The election ends more than two months before the game, but Brey and Blakeney are not planning for their communal contributions to end Nov. 3. If Notre Dame comes to the D.C. area for the weekend, opportunities to do something before the game with both teams would be plentiful. The ideas are already spinning.
“I think we need to turn the next initiative into some kind of outreach to the police, to see if we can be some kind of peacemaker or communicator in between the police and the community,” Brey said. “Kenny thought that would be the next good initiative to work on and think about with the D.C. police by the time Jan. 18 comes up. This is bigger than both of us. We need to be there and do the game.”

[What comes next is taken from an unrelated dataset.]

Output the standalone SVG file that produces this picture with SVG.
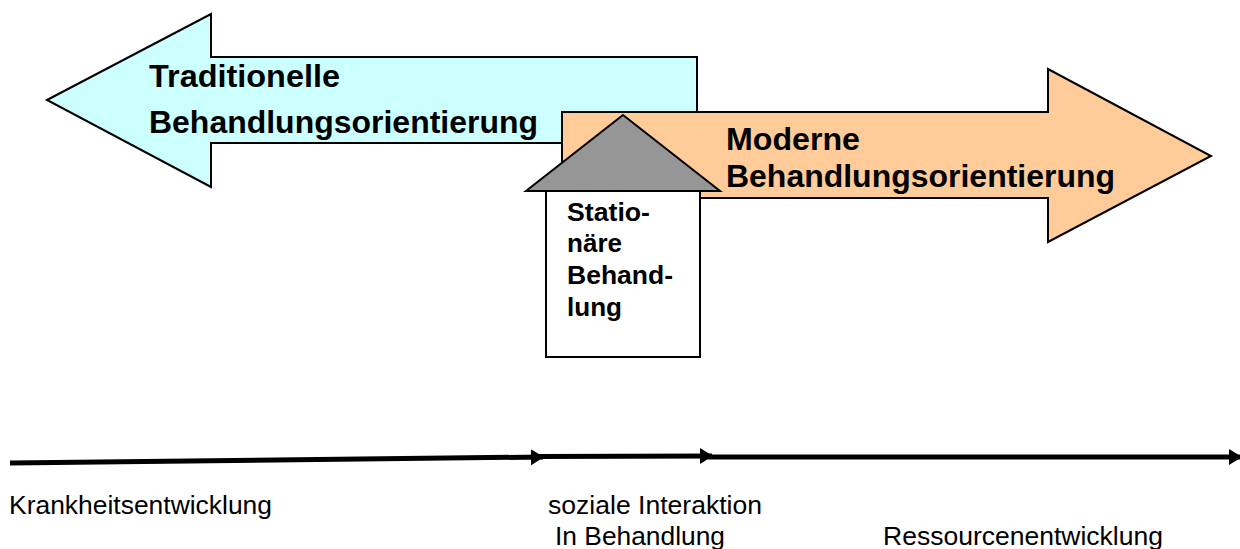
<svg xmlns="http://www.w3.org/2000/svg" width="1240" height="549" viewBox="0 0 1240 549">
<style>
.s{stroke:#000;stroke-width:2;stroke-linejoin:miter}
text{font-family:"Liberation Sans",Arial,sans-serif;fill:#000}
.b{font-weight:700;font-size:32px}
.m{font-weight:700;font-size:26.5px}
.r{font-size:26.5px}
.c{fill:none;stroke:#000;stroke-width:5;marker-end:url(#h)}
</style>
<defs>
<marker id="h" markerUnits="userSpaceOnUse" markerWidth="14" markerHeight="18" refX="12" refY="8" orient="auto" overflow="visible"><path d="M0 0 L13 8 L0 16 Z" fill="#000"/></marker>
</defs>
<rect width="1240" height="549" fill="#fff"/>
<g id="traditional">
<polygon class="s" fill="#CCFFFF" points="47,100 211,14 211,57 697,57 697,143 211,143 211,187"/>
<text class="b" x="149" y="87" textLength="191" lengthAdjust="spacingAndGlyphs">Traditionelle</text>
<text class="b" x="149" y="133" textLength="389" lengthAdjust="spacingAndGlyphs">Behandlungsorientierung</text>
</g>
<g id="modern">
<polygon class="s" fill="#FFCC99" points="562,112 1048,112 1048,69 1211,156 1048,242 1048,198 562,198"/>
<text class="b" x="726" y="150" textLength="134" lengthAdjust="spacingAndGlyphs">Moderne</text>
<text class="b" x="726" y="187" textLength="389" lengthAdjust="spacingAndGlyphs">Behandlungsorientierung</text>
</g>
<g id="house">
<rect class="s" fill="#fff" x="546" y="191" width="154" height="166"/>
<polygon class="s" fill="#969696" points="623,115 720,191 526,191"/>
<text class="m" x="567" y="221" textLength="83" lengthAdjust="spacingAndGlyphs">Statio-</text>
<text class="m" x="567" y="252" textLength="55" lengthAdjust="spacingAndGlyphs">näre</text>
<text class="m" x="567" y="284" textLength="106" lengthAdjust="spacingAndGlyphs">Behand-</text>
<text class="m" x="567" y="316" textLength="55" lengthAdjust="spacingAndGlyphs">lung</text>
</g>
<g id="connectors">
<line class="c" x1="10" y1="463" x2="543" y2="457"/>
<line class="c" x1="538" y1="456.5" x2="712" y2="456"/>
<line class="c" x1="708" y1="457" x2="1241" y2="457"/>
</g>
<g id="labels">
<text class="r" x="9" y="514" textLength="263" lengthAdjust="spacingAndGlyphs">Krankheitsentwicklung</text>
<text class="r" x="548" y="514" textLength="214" lengthAdjust="spacingAndGlyphs">soziale Interaktion</text>
<text class="r" x="555" y="545" textLength="170" lengthAdjust="spacingAndGlyphs">In Behandlung</text>
<text class="r" x="883" y="545" textLength="280" lengthAdjust="spacingAndGlyphs">Ressourcenentwicklung</text>
</g>
</svg>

Notre Dame will be the first high-major team play at Howard since Oregon State in November 2010 and the first ever ACC opponent to play the Bison in a road game. Brey said it’s possible Fox Sports 1 broadcasts the game, with Howard alum Gus Johnson on the call.
Brey held a Zoom call with all his players a few days after the death of George Floyd. He was admittedly anxious, not sure what to expect his players to say or how they might feel. Six of Notre Dame’s 12 players are white. Six are black. Brey was ready for anything, but unsure of how he might respond to varying emotions and topics that came out during the call.
“I didn’t know what they wanted to talk about, what they wanted to express, if it would be anger,” Brey said. “We got a little bit of everything, from both the black players and white players. Cormac Ryan was really powerful in saying, ‘I’m embarrassed. I don’t know what to say to my black teammates in all of this.’ The one thing I wanted to reiterate was to express yourself.”
With the initiatives the come from this game, they’ll get a chance.